-- Stored records --
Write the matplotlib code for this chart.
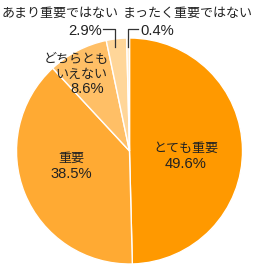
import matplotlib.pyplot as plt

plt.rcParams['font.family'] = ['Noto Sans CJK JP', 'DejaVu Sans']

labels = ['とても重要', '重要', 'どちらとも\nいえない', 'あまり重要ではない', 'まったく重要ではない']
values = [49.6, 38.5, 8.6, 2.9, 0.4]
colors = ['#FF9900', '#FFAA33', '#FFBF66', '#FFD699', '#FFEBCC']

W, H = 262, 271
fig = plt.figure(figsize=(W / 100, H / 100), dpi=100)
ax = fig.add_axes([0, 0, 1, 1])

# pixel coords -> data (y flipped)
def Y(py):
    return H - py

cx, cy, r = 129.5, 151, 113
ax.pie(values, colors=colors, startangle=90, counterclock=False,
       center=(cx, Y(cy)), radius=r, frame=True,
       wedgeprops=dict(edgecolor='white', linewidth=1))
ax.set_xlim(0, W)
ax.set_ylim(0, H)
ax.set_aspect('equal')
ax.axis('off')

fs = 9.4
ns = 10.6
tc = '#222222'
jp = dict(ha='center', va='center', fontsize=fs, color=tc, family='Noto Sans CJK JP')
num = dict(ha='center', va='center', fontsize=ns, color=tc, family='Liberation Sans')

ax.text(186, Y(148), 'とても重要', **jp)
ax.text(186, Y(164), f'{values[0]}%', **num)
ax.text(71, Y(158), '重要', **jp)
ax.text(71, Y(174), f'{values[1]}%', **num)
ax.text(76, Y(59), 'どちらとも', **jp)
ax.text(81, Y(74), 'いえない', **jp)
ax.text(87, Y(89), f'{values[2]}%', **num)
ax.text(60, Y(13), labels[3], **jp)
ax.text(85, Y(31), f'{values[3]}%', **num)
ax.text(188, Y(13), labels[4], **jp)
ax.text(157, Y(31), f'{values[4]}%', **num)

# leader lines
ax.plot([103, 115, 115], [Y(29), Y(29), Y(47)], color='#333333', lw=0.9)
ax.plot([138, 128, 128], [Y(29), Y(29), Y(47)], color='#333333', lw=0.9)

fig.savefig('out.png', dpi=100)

---

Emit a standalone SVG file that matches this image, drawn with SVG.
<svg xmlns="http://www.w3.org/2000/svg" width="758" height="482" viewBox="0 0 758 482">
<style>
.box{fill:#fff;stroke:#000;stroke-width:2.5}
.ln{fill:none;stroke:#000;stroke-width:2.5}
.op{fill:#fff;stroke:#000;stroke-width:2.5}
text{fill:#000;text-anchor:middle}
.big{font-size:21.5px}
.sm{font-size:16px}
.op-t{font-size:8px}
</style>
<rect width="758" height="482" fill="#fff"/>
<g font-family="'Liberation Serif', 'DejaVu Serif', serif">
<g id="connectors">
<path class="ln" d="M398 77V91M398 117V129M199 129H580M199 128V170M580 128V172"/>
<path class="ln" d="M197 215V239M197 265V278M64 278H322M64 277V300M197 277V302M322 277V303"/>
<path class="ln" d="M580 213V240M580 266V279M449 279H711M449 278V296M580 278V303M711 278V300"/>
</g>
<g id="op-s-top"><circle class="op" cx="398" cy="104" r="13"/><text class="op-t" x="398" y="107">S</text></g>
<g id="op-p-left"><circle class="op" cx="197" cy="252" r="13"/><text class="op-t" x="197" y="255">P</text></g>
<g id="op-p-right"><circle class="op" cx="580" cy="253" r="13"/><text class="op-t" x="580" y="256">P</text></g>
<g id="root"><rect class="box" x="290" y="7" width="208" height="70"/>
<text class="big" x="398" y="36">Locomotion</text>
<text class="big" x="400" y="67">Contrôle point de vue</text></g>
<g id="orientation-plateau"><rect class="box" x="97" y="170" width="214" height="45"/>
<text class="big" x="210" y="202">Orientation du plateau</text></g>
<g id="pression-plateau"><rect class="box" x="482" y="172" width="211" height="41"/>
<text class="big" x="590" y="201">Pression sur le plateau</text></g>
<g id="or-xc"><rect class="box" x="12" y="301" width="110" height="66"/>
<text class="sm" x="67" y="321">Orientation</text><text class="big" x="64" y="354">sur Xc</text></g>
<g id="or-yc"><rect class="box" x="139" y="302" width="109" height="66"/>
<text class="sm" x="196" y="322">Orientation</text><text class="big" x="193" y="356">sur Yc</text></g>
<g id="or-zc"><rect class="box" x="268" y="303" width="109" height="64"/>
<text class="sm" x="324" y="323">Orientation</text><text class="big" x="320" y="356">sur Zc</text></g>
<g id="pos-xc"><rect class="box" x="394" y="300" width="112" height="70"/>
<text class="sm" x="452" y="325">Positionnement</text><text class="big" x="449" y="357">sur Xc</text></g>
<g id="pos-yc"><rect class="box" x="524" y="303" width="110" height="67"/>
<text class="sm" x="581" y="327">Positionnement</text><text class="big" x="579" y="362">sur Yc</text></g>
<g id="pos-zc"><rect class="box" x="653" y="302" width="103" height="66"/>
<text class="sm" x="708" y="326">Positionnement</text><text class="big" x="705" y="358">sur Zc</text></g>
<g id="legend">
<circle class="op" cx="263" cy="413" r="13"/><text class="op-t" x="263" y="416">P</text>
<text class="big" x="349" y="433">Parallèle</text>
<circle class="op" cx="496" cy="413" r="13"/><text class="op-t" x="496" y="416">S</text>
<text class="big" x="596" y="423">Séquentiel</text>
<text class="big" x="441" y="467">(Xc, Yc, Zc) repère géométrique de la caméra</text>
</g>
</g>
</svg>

-- Instruction --
Your task is to reproduce only the lines from the one with "Write the matplotlib code for this chart." through the one with "colors = ['#FF9900', '#FFAA33', '#FFBF66', '#FFD699', '#FFEBCC']", keeping both ends. Skip every picture.

-- Completed exercise --
Write the matplotlib code for this chart.
import matplotlib.pyplot as plt

plt.rcParams['font.family'] = ['Noto Sans CJK JP', 'DejaVu Sans']

labels = ['とても重要', '重要', 'どちらとも\nいえない', 'あまり重要ではない', 'まったく重要ではない']
values = [49.6, 38.5, 8.6, 2.9, 0.4]
colors = ['#FF9900', '#FFAA33', '#FFBF66', '#FFD699', '#FFEBCC']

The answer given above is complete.